Sort through the entries below and pull out lines containing the word "with".

---- RAW DATA

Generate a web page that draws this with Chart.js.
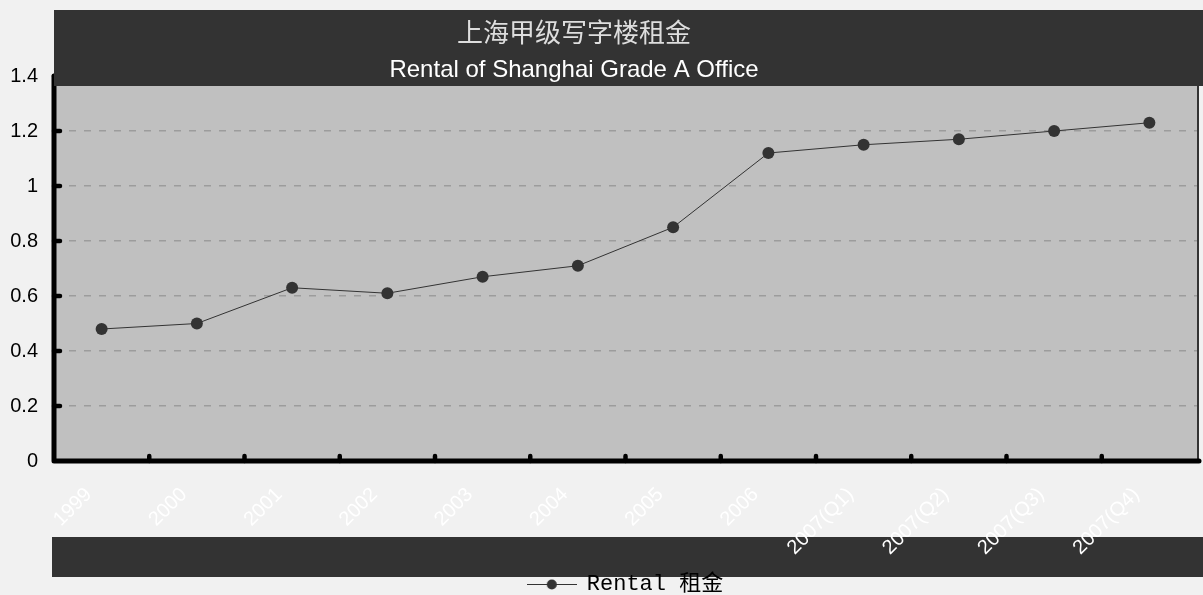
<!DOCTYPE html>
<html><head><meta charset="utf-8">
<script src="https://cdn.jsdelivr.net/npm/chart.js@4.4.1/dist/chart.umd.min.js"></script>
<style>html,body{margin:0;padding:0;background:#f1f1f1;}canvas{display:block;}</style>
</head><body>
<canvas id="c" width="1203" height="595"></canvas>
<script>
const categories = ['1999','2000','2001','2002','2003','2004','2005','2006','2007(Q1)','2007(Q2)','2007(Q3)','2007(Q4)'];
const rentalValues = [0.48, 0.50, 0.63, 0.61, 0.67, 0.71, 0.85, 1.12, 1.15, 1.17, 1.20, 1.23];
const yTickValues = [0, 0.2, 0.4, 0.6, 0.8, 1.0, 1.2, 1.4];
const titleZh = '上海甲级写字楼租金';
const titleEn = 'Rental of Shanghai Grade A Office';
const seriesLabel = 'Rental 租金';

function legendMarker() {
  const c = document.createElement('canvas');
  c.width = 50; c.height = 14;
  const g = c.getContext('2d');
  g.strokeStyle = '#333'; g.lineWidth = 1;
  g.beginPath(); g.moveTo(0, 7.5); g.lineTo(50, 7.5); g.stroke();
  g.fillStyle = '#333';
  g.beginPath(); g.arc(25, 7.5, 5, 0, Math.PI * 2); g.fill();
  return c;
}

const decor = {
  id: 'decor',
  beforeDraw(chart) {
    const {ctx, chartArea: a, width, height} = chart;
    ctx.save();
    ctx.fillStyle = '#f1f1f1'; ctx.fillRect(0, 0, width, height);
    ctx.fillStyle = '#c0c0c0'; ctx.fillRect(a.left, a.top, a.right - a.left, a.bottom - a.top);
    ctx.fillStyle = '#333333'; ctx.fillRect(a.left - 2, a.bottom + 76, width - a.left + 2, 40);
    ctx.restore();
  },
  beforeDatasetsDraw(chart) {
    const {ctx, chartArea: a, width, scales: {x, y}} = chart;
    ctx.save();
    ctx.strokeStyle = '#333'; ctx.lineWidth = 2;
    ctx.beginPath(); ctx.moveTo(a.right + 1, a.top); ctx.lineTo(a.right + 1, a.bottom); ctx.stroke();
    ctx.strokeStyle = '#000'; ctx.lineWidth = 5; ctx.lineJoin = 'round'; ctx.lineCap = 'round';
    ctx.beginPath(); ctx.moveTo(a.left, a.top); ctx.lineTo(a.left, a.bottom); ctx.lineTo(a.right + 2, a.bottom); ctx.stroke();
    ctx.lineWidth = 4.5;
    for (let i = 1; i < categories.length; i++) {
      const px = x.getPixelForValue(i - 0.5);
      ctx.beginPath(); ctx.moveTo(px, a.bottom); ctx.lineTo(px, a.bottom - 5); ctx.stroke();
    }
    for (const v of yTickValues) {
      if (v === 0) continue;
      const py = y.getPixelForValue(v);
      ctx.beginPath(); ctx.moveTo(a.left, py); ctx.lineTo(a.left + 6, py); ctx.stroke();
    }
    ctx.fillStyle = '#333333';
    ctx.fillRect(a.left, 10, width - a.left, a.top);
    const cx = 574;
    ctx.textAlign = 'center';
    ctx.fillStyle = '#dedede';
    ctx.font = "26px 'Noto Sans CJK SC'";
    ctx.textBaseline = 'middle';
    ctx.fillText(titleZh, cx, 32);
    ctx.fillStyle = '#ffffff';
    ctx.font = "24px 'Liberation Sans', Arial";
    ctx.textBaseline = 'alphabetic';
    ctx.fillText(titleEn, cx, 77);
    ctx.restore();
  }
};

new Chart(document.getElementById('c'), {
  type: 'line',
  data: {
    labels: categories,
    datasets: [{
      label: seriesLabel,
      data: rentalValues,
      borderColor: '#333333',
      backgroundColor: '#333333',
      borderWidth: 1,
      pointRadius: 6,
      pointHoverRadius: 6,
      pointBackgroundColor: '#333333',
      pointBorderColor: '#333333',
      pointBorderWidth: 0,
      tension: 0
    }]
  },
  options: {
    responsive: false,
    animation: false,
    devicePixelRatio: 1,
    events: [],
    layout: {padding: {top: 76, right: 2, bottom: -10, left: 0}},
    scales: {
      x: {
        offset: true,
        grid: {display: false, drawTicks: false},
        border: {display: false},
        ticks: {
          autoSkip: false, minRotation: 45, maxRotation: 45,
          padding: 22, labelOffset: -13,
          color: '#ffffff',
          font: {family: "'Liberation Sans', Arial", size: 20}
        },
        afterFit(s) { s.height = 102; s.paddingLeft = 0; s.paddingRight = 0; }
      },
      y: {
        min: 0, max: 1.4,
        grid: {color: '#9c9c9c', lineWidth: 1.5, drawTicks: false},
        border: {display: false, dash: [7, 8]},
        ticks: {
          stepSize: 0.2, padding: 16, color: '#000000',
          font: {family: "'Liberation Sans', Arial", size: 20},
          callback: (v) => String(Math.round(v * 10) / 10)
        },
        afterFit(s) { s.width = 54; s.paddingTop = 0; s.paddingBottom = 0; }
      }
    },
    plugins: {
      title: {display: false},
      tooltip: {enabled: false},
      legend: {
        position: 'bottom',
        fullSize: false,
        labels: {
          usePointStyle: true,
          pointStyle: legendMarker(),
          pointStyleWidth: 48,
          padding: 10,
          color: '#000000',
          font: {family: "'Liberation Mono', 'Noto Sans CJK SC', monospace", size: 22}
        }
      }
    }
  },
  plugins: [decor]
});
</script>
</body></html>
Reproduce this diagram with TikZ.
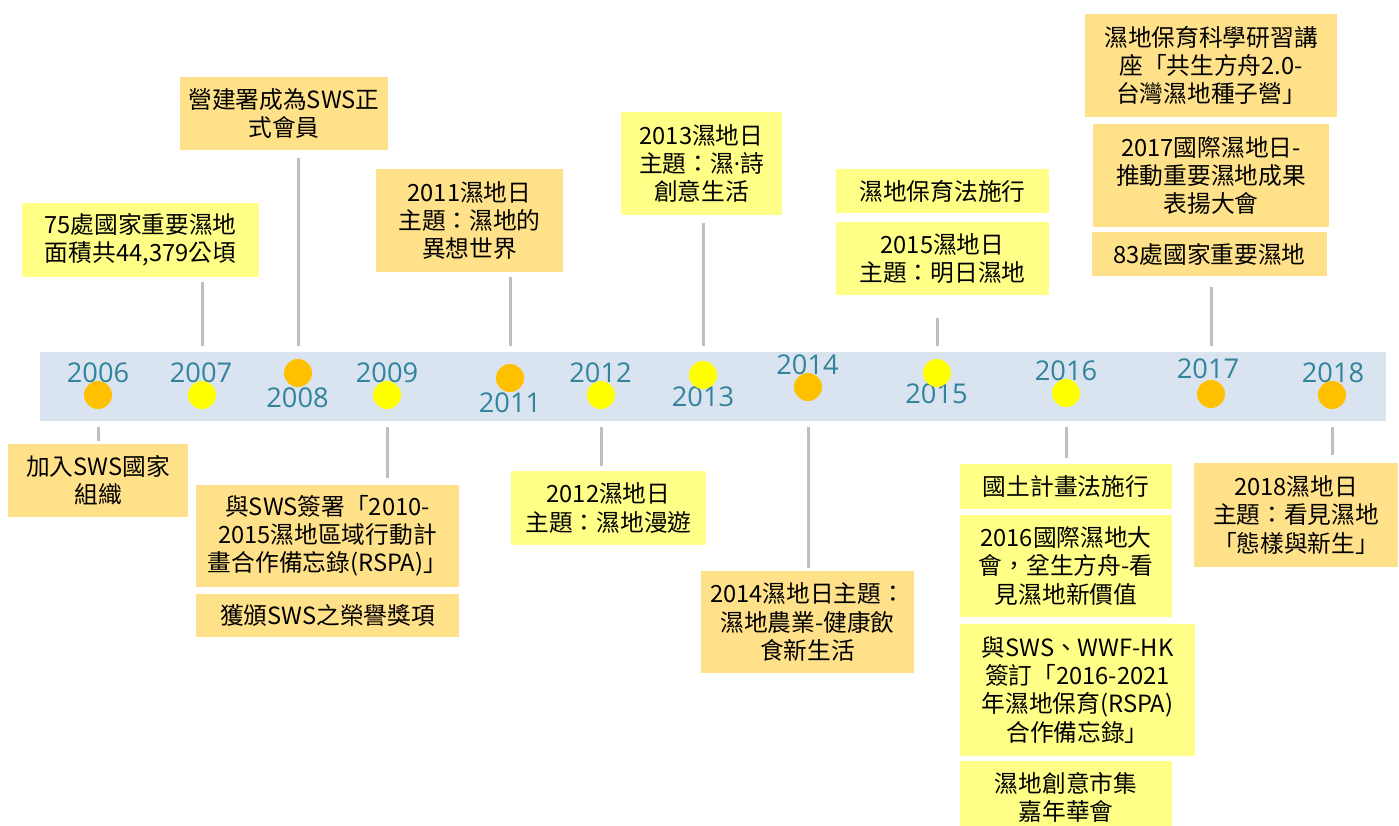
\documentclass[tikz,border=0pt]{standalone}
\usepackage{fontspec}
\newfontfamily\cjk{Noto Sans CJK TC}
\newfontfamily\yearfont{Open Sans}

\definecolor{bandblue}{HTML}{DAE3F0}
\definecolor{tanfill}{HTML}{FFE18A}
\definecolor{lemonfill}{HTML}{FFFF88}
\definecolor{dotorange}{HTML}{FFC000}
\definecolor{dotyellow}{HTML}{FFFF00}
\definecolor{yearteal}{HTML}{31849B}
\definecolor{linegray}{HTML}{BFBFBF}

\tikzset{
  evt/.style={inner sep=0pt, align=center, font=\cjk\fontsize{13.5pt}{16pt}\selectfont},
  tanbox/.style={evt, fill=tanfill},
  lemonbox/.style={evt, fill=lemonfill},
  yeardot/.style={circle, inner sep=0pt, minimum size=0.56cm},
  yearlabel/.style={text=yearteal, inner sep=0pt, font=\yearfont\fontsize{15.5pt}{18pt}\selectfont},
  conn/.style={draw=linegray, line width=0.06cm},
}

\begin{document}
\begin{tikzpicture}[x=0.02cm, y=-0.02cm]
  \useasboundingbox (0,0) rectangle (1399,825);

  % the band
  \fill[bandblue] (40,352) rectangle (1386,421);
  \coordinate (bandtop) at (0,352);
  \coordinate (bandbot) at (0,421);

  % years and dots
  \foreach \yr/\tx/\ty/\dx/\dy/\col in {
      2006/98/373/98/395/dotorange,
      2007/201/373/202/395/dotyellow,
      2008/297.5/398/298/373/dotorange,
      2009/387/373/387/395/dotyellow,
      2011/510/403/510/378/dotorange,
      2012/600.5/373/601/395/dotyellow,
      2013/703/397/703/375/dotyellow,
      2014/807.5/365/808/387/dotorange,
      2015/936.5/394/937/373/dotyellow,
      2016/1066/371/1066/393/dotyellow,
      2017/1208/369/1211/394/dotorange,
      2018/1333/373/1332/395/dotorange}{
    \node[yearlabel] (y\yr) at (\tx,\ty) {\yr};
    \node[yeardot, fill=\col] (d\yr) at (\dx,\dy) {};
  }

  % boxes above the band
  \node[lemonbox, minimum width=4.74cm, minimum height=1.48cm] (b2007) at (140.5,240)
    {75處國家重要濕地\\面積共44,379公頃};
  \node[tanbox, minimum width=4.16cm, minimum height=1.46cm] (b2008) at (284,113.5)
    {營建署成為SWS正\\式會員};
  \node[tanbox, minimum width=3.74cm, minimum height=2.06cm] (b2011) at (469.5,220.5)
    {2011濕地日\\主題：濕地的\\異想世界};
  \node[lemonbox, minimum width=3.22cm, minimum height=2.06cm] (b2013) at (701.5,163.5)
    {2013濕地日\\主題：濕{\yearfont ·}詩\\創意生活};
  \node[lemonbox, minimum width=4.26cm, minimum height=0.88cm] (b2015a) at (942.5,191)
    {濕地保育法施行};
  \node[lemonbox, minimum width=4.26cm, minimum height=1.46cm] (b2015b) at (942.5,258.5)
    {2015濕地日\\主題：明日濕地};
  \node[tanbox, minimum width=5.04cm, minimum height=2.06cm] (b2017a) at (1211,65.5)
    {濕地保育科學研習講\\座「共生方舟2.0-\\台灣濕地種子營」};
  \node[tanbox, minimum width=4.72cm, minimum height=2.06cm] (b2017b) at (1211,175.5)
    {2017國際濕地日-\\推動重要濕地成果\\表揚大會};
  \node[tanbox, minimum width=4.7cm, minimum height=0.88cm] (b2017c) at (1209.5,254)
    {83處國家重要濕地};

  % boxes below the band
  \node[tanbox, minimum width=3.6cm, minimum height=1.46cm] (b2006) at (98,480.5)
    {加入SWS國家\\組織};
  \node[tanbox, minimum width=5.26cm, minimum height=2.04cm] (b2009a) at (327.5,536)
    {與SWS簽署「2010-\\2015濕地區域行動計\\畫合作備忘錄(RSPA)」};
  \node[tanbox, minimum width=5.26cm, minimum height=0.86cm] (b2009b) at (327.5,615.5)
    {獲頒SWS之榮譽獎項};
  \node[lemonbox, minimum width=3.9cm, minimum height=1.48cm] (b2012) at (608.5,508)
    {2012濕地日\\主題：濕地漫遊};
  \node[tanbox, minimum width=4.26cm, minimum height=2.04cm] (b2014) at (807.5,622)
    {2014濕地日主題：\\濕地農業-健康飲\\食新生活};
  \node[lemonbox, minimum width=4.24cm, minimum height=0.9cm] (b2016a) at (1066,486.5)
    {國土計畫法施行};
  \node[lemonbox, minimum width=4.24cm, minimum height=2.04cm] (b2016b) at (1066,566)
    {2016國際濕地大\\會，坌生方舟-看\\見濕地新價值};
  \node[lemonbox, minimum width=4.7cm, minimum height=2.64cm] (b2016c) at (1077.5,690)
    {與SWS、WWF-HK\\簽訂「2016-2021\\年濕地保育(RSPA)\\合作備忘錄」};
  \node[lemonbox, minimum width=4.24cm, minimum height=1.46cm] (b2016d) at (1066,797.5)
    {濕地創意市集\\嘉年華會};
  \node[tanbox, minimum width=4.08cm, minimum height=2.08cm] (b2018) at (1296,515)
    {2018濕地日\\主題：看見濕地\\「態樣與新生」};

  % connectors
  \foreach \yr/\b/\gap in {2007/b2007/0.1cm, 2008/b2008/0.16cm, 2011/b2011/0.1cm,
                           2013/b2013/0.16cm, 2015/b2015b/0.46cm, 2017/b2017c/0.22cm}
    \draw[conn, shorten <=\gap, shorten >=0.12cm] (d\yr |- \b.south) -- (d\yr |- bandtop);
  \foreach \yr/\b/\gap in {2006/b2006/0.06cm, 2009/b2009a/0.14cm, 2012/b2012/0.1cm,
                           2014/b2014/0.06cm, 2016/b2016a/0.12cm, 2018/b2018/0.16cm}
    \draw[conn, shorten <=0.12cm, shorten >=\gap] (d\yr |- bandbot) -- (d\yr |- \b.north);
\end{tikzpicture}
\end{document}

--------

ANSWER FOR THE TASK:
Generate a web page that draws this with Chart.js.
Reproduce this diagram with TikZ.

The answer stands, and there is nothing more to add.